39号 灯りをつけましょぼんぼりに
発行2003.3月

山町筋ひなまつり

2月8日(土)・9日(日)
主催:土蔵造りのある山町筋まちづくり協議会

土蔵造りの菅野家、土蔵造りのまち資料館、太田家をメイン会場として、通りに面した商家も店の一角にお雛様を飾り、町全体がギャラリーとなりました。江戸時代から昭和初期の貴重で珍しい雛人形が勢ぞろいして、しばし少女の頃に戻ったような気分になりました。琴の演奏や茶席なども設けられ、楽しませてもらいました。


写真上から @ 江戸末期の作
桃の節句に合わせたお茶道具が趣を添えている。
        A 江戸末期の作
面長な顔や綿を入れてふくらませた袴など、江戸中期に流行した「享保びな」の特徴を備えている。
        B 明治40年頃の作
京都の250年続く老舗「丸平大木人形店」のもので、この呉服店店主のお母さんのものだったそうだ。
        C 昭和8年頃の作
大正から昭和初期に流行した御殿雛。豪華な寝殿の中にお雛様が飾ってある。
        D 江戸中期の作
幕府御用人形師、雛屋次郎左衛門の作。武家の間で流行した「次郎左衛門びな」

 


山町筋とは
御車山を所蔵している町で旧北陸道筋に土蔵造りの家が建ち並び、
重要伝統的建造物郡保存地区となっている辺りのこと。
その昔、高岡城が築かれたころには武士の屋敷が並んでいたらしいが、
一国一城令で高岡城が廃城になった後、
当時の藩主前田利常が奨励して商業の中心として繁栄してきた。
明治の大火の後、防火に優れた土蔵造りの家が建てられた。

私が子供のころ、雛壇のまわりに家中の人形や、お祝いに頂いたお人形を飾りとても賑やかでした。その中でお気に入りだったのが「じょうとんば」の人形です。嫁に来るとき持ってきて、毎年娘のお雛様に飾っています。「じょうとんば」は漢字で書くと「尉と姥」(じょうとうば)となります。

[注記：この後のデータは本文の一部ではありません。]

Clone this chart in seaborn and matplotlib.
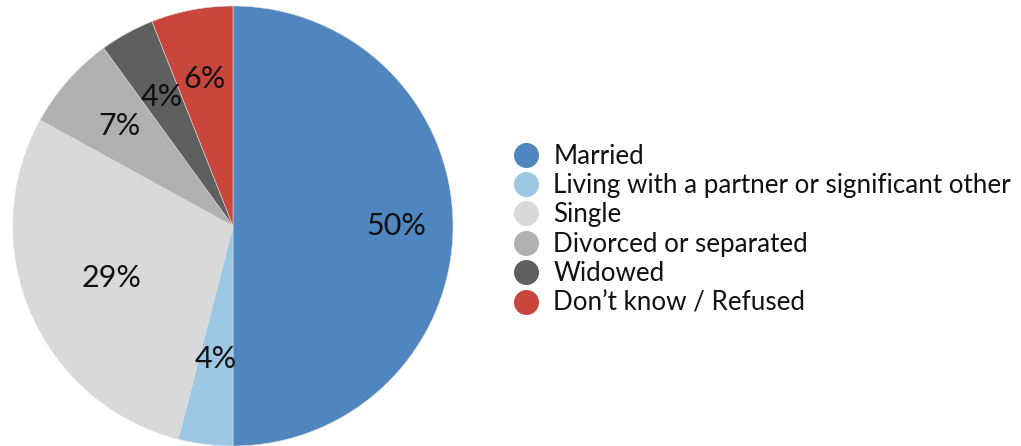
import matplotlib.pyplot as plt
import numpy as np
import seaborn as sns
from matplotlib.lines import Line2D

categories = ["Married", "Living with a partner or significant other", "Single",
              "Divorced or separated", "Widowed", "Don\u2019t know / Refused"]
shares = [50, 4, 29, 7, 4, 6]
colors = ["#5086BF", "#9DC8E3", "#D9D9D9", "#B0B0B0", "#5F5F5F", "#C9463D"]
label_dist = [0.74, 0.61, 0.60, 0.69, 0.67, 0.68]

sns.set_theme(style="white")
plt.rcParams['font.family'] = ['Lato', 'DejaVu Sans']

fig = plt.figure(figsize=(10.21, 4.46), dpi=100)
ax = fig.add_axes([13 / 1021, 0.0, 440 / 1021, 440 / 446])
wedges, _ = ax.pie(shares, colors=colors, startangle=90, counterclock=False,
                   radius=1, wedgeprops=dict(linewidth=0.4, edgecolor="#dddddd"))
ax.set_xlim(-1, 1)
ax.set_ylim(-1, 1)
ax.set_aspect("equal")
ax.axis("off")

for w, v, d in zip(wedges, shares, label_dist):
    ang = np.deg2rad((w.theta1 + w.theta2) / 2)
    ax.text(d * np.cos(ang), d * np.sin(ang), f"{v}%", ha="center", va="center",
            fontsize=22, color="#111111")

handles = [Line2D([], [], marker="o", linestyle="", markersize=17,
                  markerfacecolor=c, markeredgecolor=c) for c in colors]
fig.legend(handles, categories, loc="center left", bbox_to_anchor=(513 / 1021, 0.485),
           frameon=False, fontsize=18.7, handletextpad=0.55, labelspacing=0.17,
           handlelength=1.0, borderpad=0, borderaxespad=0, labelcolor="#111111")

fig.savefig("out.png", dpi=100)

46年経った人形です。私達夫婦もこうなりたいものです。
尉と姥のいわれ
その昔、高砂神社(兵庫県高砂市)の境内に一本の根から雌雄の幹が左右に分かれた松が生え、「尉と姥」に姿を変えたイザナギ、イザナミの二神が現れ夫婦の在り方を説きました。以後この木を「相生の霊松」と呼び、この二神を縁結びと夫婦和合の象徴として信仰するようになりました。
結婚式に欠かせない謡曲「高砂」の物語は、阿蘇の神主友成が上京の途中に高砂の浦に立ち寄った際、相生の霊松の精である老人夫婦と出会うところから始まり、夫婦愛、長寿の理想をあらわしたものです。
※高砂市のホームページより

ひな祭の思い出
5月生まれの私は初節句のころには伝え歩きができるようになっていました。雛壇が伝って行く道筋になっていて、御供えしてあった大きなおもちに手をついて伝って行っては、一日中家の中を回っていたそうです。白いおもちが手垢で少し黒くなっていたと聞かされ、「汚い」と私が言うと、「な―ん(いいえ)、初節句だから娘のしたことはなんでも嬉しかった」と、目を細めて言いました。
4,5歳のころは、お雛様飾りの手伝いをしたいのにお人形には触らせてもらえず、お道具や造花の橘と桜の木を飾るのが役目でした。たんすの引出しを開けたり閉めたり、映りの悪い鏡をのぞきこんだり、御膳にお椀を並べて食べるまねをしたり、と邪魔をしていたのでした。夕ご飯を食べたあと座敷の雛壇の前に一人座り、あれこれ想像しているのが楽しい時間でした。お雛様とお内裏様が、御殿の中から出て階段を降りてこられると、5人囃子の音楽に合わせて3人官女の踊りが始まるのだと、空想が広がりました。
御殿飾りは夢があって楽しいのですが、飾りつけの大変さを思い、娘のお雛様を買ってもらうときはびょうぶでお願いしました。